My alma mater has a math bowl every spring, and one of the questions when I was a student was how many gifts were given over the twelve days of Christmas. I got it wrong because the question WANTED the triangular answer and I gave them the tetrahedral one. Why must you bring this up again? ;)
(Though maybe I should send this to my advisor, who was the question writer/reader at said math bowl. Goodness knows he got enough stuff like this from me when I was a student...)
Here is my 12 days math post. It seems like this might be one of the few places that appreciates it.

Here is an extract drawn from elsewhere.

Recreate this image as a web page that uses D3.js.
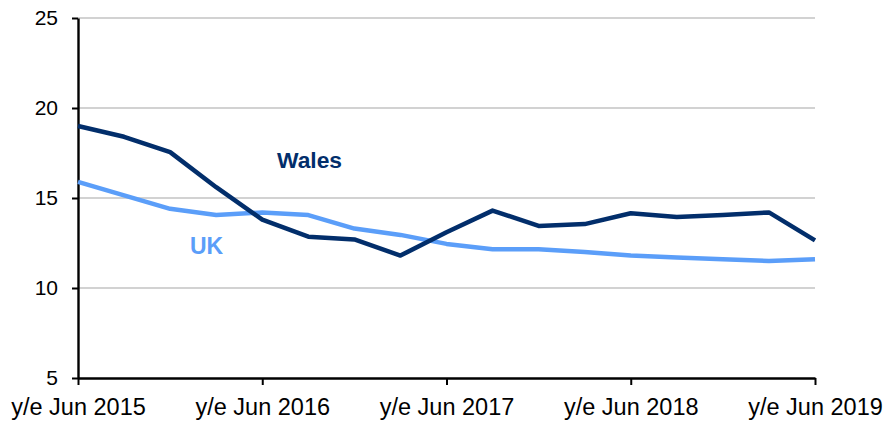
<!DOCTYPE html>
<html>
<head>
<meta charset="utf-8">
<script src="https://cdn.jsdelivr.net/npm/d3@7"></script>
<style>
  body { margin: 0; background: #fff; }
  svg { display: block; font-family: "Liberation Sans", Arial, sans-serif; }
</style>
</head>
<body>
<svg id="chart" width="885" height="423"></svg>
<script>
// quarterly points, y/e Jun 2015 .. y/e Jun 2019
var quarters = d3.range(17);
var walesValues = [19.0, 18.4, 17.55, 15.6, 13.8, 12.85, 12.7, 11.8, 13.1, 14.3, 13.45, 13.55, 14.15, 13.95, 14.05, 14.2, 12.65];
var ukValues = [15.9, 15.15, 14.4, 14.05, 14.2, 14.05, 13.3, 12.95, 12.45, 12.15, 12.15, 12.0, 11.8, 11.7, 11.6, 11.5, 11.6];
var yTicks = [5, 10, 15, 20, 25];
var xTickIdx = [0, 4, 8, 12, 16];
var xTickLabels = ["y/e Jun 2015", "y/e Jun 2016", "y/e Jun 2017", "y/e Jun 2018", "y/e Jun 2019"];

function drawChart(){
    var svg = d3.select("#chart");
    var mLeft = 78, mRight = 815, mTop = 18, mBottom = 378;

    var x = d3.scaleLinear().domain([0, 16]).range([mLeft, mRight]);
    var y = d3.scaleLinear().domain([5, 25]).range([mBottom, mTop]);

    // gridlines
    svg.append("g")
        .selectAll("line")
        .data(yTicks.filter(function(d){ return d > 5; }))
        .enter().append("line")
        .attr("x1", mLeft).attr("x2", mRight)
        .attr("y1", function(d){ return y(d); })
        .attr("y2", function(d){ return y(d); })
        .attr("stroke", "#a6a6a6")
        .attr("stroke-width", 1.2);

    // y axis
    var yAxis = svg.append("g")
        .attr("transform", "translate(" + mLeft + ",0)")
        .call(d3.axisLeft(y).tickValues(yTicks).tickSize(6).tickSizeOuter(0).tickPadding(14));
    yAxis.select(".domain").attr("stroke", "#000").attr("stroke-width", 2.4);
    yAxis.selectAll(".tick line").attr("stroke", "#000").attr("stroke-width", 2);
    yAxis.selectAll("text").attr("font-size", "21px").attr("fill", "#000")
        .attr("font-family", "Liberation Sans, Arial, sans-serif");

    // x axis
    var xAxis = svg.append("g")
        .attr("transform", "translate(0," + mBottom + ")")
        .call(d3.axisBottom(x).tickValues(xTickIdx)
            .tickFormat(function(d, i){ return xTickLabels[i]; })
            .tickSize(7).tickSizeOuter(0).tickPadding(13));
    xAxis.select(".domain").attr("stroke", "#000").attr("stroke-width", 2.4);
    xAxis.selectAll(".tick line").attr("stroke", "#000").attr("stroke-width", 2);
    xAxis.selectAll("text").attr("font-size", "23.5px").attr("fill", "#000")
        .attr("font-family", "Liberation Sans, Arial, sans-serif");

    var line = d3.line()
        .x(function(d, i){ return x(quarters[i]); })
        .y(function(d){ return y(d); });

    svg.append("path")
        .datum(ukValues)
        .attr("d", line)
        .attr("fill", "none")
        .attr("stroke", "#5b9ef9")
        .attr("stroke-width", 4.5)
        .attr("stroke-linejoin", "round");

    svg.append("path")
        .datum(walesValues)
        .attr("d", line)
        .attr("fill", "none")
        .attr("stroke", "#022e6b")
        .attr("stroke-width", 4.5)
        .attr("stroke-linejoin", "round");

    // series labels
    svg.append("text")
        .attr("x", 277).attr("y", 168)
        .attr("font-size", "22.8px").attr("font-weight", "bold")
        .attr("fill", "#022e6b")
        .text("Wales");

    svg.append("text")
        .attr("x", 190).attr("y", 254)
        .attr("font-size", "23px").attr("font-weight", "bold")
        .attr("fill", "#5b9ef9")
        .text("UK");
}

drawChart();
</script>
</body>
</html>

Marvelous. You can even count -- with a small tad of multiplication -- the number of each type of gift. At first, I found the right angles of the rectangles of iso-colored balls a bit hard to observe. But when I imagined looking straight at the red, (partridge) edge -- that is, using a view point that's on the line connecting the tetrahedral centroid and the center of that edge, the tetrahedron being transparent -- then I see the rectangles.
In fact, you can look straight at the solid-colored rectangles from above either solid colored edge (the 12 partridges or the 12 drummers), and in switching between them, you observe the symmetry in the counts of the particular gifts: 5*8 gold rings; 8*5 milkmaids.
I'll take the golden rings, maids a milking, and ladies dancing, but for the rest I'll just take an equivalent amount of cash kthx.
In Rostov, Russia, 140 percent of listed voters reportedly took part in elections. Steven Moffat fans always vote twice. Nobody else votes twice. How many Moffat fans were there? :D
@Twicey: There are somewhere between 40% and 70% Moffat fans. 40 is everybody else votes once, and 70 if everybody else doesn't vote at all.
Neat — so one gift for each day of the year except Christmas itself (and February 29 when it exists).
Woah! Nice work Mike!
Erroneous, February 29th does not exist, has never existed, and will never exist. (exception: February 29th)
Is there a formula for tetrahedron numbers?